◆ SUPPLIED INFORMATION
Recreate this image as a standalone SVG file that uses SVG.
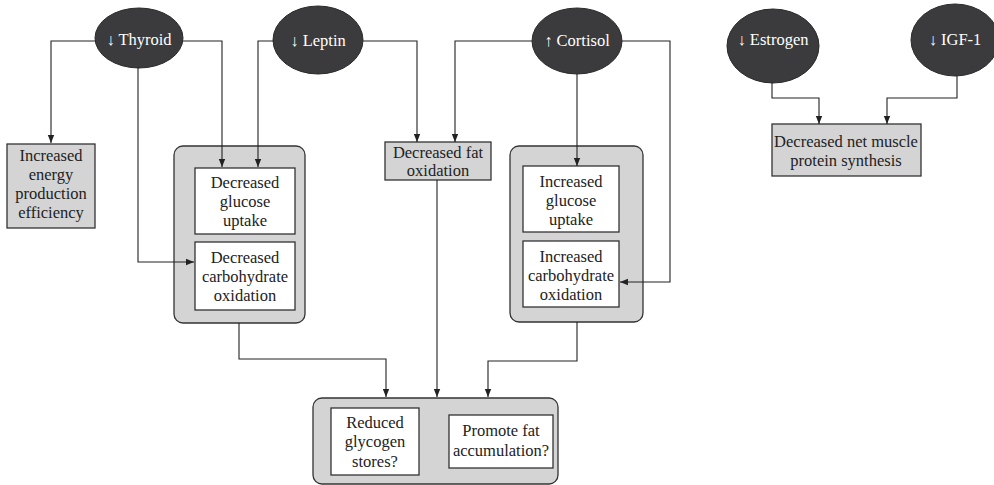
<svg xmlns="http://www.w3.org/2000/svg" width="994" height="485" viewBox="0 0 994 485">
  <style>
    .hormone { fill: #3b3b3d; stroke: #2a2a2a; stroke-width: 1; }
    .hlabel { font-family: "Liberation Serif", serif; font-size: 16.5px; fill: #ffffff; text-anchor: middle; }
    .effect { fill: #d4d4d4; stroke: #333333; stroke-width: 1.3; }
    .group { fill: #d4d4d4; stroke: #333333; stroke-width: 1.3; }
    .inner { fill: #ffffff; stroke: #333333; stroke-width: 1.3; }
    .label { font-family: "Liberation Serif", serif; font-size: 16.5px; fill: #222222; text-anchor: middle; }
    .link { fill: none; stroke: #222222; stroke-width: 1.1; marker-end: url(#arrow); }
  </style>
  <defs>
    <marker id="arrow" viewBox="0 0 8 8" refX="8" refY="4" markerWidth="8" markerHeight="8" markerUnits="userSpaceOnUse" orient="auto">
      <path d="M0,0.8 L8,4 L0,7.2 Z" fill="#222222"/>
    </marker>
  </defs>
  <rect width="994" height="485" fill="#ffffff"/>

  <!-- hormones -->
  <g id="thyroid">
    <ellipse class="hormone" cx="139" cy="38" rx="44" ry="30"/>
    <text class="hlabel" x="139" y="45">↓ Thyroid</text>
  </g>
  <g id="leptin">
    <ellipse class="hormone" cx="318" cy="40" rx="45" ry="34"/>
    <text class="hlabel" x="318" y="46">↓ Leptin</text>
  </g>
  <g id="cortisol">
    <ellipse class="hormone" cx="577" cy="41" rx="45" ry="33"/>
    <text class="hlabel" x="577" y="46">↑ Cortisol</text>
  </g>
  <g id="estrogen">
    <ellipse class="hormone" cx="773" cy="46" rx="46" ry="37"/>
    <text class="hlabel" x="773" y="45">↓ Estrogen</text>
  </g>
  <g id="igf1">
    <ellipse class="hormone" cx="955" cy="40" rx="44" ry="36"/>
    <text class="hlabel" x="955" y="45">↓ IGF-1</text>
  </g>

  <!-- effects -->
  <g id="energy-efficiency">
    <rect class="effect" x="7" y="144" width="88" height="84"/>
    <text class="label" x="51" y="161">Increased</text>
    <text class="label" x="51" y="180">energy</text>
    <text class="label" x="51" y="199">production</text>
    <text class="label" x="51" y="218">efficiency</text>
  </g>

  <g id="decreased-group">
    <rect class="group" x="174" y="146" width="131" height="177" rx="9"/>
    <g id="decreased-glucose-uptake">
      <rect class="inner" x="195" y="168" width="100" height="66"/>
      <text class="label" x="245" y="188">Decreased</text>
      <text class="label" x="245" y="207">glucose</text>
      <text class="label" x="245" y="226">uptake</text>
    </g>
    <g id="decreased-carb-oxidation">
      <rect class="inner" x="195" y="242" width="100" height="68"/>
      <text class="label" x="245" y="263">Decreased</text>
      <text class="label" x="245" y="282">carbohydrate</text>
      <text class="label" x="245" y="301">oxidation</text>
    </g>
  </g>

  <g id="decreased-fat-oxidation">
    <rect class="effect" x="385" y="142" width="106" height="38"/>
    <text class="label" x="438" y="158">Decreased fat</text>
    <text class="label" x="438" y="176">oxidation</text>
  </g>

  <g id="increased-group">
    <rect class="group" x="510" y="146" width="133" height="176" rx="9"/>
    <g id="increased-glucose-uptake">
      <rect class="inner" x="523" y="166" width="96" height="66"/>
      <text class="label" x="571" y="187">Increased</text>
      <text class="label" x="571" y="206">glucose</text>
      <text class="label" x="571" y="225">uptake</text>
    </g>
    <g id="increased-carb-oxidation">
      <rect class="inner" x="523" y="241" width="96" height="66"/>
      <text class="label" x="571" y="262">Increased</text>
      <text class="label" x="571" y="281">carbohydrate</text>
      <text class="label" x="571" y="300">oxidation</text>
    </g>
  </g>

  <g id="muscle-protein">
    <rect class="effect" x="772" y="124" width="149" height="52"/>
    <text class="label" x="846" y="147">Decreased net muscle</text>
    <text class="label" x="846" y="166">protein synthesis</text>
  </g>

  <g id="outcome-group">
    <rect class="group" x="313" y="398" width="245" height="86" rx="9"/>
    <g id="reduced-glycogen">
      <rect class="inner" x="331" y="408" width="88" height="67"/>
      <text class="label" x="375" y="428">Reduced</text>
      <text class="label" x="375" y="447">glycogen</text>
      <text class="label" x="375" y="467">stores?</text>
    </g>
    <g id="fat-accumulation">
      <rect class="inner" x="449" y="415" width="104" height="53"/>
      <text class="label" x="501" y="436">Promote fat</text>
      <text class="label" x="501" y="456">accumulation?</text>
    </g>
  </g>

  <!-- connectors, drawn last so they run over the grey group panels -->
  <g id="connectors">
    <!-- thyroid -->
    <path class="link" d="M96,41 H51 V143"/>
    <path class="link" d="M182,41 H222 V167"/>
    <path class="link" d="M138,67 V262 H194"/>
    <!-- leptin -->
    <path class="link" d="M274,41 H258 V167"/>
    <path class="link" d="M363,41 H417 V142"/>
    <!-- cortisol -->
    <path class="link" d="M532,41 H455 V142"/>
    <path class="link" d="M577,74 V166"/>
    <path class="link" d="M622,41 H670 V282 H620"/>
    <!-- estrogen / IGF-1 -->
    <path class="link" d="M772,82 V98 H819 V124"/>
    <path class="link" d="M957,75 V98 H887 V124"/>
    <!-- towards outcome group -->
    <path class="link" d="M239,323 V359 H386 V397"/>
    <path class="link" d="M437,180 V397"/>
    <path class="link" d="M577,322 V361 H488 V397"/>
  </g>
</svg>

◆ PROBLEM REQUIREMENTS
Write out the material above once more, exactly as it reads, with no pictures.

◆ SOLUTION BELOW
Recreate this image as a standalone SVG file that uses SVG.
<svg xmlns="http://www.w3.org/2000/svg" width="994" height="485" viewBox="0 0 994 485">
  <style>
    .hormone { fill: #3b3b3d; stroke: #2a2a2a; stroke-width: 1; }
    .hlabel { font-family: "Liberation Serif", serif; font-size: 16.5px; fill: #ffffff; text-anchor: middle; }
    .effect { fill: #d4d4d4; stroke: #333333; stroke-width: 1.3; }
    .group { fill: #d4d4d4; stroke: #333333; stroke-width: 1.3; }
    .inner { fill: #ffffff; stroke: #333333; stroke-width: 1.3; }
    .label { font-family: "Liberation Serif", serif; font-size: 16.5px; fill: #222222; text-anchor: middle; }
    .link { fill: none; stroke: #222222; stroke-width: 1.1; marker-end: url(#arrow); }
  </style>
  <defs>
    <marker id="arrow" viewBox="0 0 8 8" refX="8" refY="4" markerWidth="8" markerHeight="8" markerUnits="userSpaceOnUse" orient="auto">
      <path d="M0,0.8 L8,4 L0,7.2 Z" fill="#222222"/>
    </marker>
  </defs>
  <rect width="994" height="485" fill="#ffffff"/>

  <!-- hormones -->
  <g id="thyroid">
    <ellipse class="hormone" cx="139" cy="38" rx="44" ry="30"/>
    <text class="hlabel" x="139" y="45">↓ Thyroid</text>
  </g>
  <g id="leptin">
    <ellipse class="hormone" cx="318" cy="40" rx="45" ry="34"/>
    <text class="hlabel" x="318" y="46">↓ Leptin</text>
  </g>
  <g id="cortisol">
    <ellipse class="hormone" cx="577" cy="41" rx="45" ry="33"/>
    <text class="hlabel" x="577" y="46">↑ Cortisol</text>
  </g>
  <g id="estrogen">
    <ellipse class="hormone" cx="773" cy="46" rx="46" ry="37"/>
    <text class="hlabel" x="773" y="45">↓ Estrogen</text>
  </g>
  <g id="igf1">
    <ellipse class="hormone" cx="955" cy="40" rx="44" ry="36"/>
    <text class="hlabel" x="955" y="45">↓ IGF-1</text>
  </g>

  <!-- effects -->
  <g id="energy-efficiency">
    <rect class="effect" x="7" y="144" width="88" height="84"/>
    <text class="label" x="51" y="161">Increased</text>
    <text class="label" x="51" y="180">energy</text>
    <text class="label" x="51" y="199">production</text>
    <text class="label" x="51" y="218">efficiency</text>
  </g>

  <g id="decreased-group">
    <rect class="group" x="174" y="146" width="131" height="177" rx="9"/>
    <g id="decreased-glucose-uptake">
      <rect class="inner" x="195" y="168" width="100" height="66"/>
      <text class="label" x="245" y="188">Decreased</text>
      <text class="label" x="245" y="207">glucose</text>
      <text class="label" x="245" y="226">uptake</text>
    </g>
    <g id="decreased-carb-oxidation">
      <rect class="inner" x="195" y="242" width="100" height="68"/>
      <text class="label" x="245" y="263">Decreased</text>
      <text class="label" x="245" y="282">carbohydrate</text>
      <text class="label" x="245" y="301">oxidation</text>
    </g>
  </g>

  <g id="decreased-fat-oxidation">
    <rect class="effect" x="385" y="142" width="106" height="38"/>
    <text class="label" x="438" y="158">Decreased fat</text>
    <text class="label" x="438" y="176">oxidation</text>
  </g>

  <g id="increased-group">
    <rect class="group" x="510" y="146" width="133" height="176" rx="9"/>
    <g id="increased-glucose-uptake">
      <rect class="inner" x="523" y="166" width="96" height="66"/>
      <text class="label" x="571" y="187">Increased</text>
      <text class="label" x="571" y="206">glucose</text>
      <text class="label" x="571" y="225">uptake</text>
    </g>
    <g id="increased-carb-oxidation">
      <rect class="inner" x="523" y="241" width="96" height="66"/>
      <text class="label" x="571" y="262">Increased</text>
      <text class="label" x="571" y="281">carbohydrate</text>
      <text class="label" x="571" y="300">oxidation</text>
    </g>
  </g>

  <g id="muscle-protein">
    <rect class="effect" x="772" y="124" width="149" height="52"/>
    <text class="label" x="846" y="147">Decreased net muscle</text>
    <text class="label" x="846" y="166">protein synthesis</text>
  </g>

  <g id="outcome-group">
    <rect class="group" x="313" y="398" width="245" height="86" rx="9"/>
    <g id="reduced-glycogen">
      <rect class="inner" x="331" y="408" width="88" height="67"/>
      <text class="label" x="375" y="428">Reduced</text>
      <text class="label" x="375" y="447">glycogen</text>
      <text class="label" x="375" y="467">stores?</text>
    </g>
    <g id="fat-accumulation">
      <rect class="inner" x="449" y="415" width="104" height="53"/>
      <text class="label" x="501" y="436">Promote fat</text>
      <text class="label" x="501" y="456">accumulation?</text>
    </g>
  </g>

  <!-- connectors, drawn last so they run over the grey group panels -->
  <g id="connectors">
    <!-- thyroid -->
    <path class="link" d="M96,41 H51 V143"/>
    <path class="link" d="M182,41 H222 V167"/>
    <path class="link" d="M138,67 V262 H194"/>
    <!-- leptin -->
    <path class="link" d="M274,41 H258 V167"/>
    <path class="link" d="M363,41 H417 V142"/>
    <!-- cortisol -->
    <path class="link" d="M532,41 H455 V142"/>
    <path class="link" d="M577,74 V166"/>
    <path class="link" d="M622,41 H670 V282 H620"/>
    <!-- estrogen / IGF-1 -->
    <path class="link" d="M772,82 V98 H819 V124"/>
    <path class="link" d="M957,75 V98 H887 V124"/>
    <!-- towards outcome group -->
    <path class="link" d="M239,323 V359 H386 V397"/>
    <path class="link" d="M437,180 V397"/>
    <path class="link" d="M577,322 V361 H488 V397"/>
  </g>
</svg>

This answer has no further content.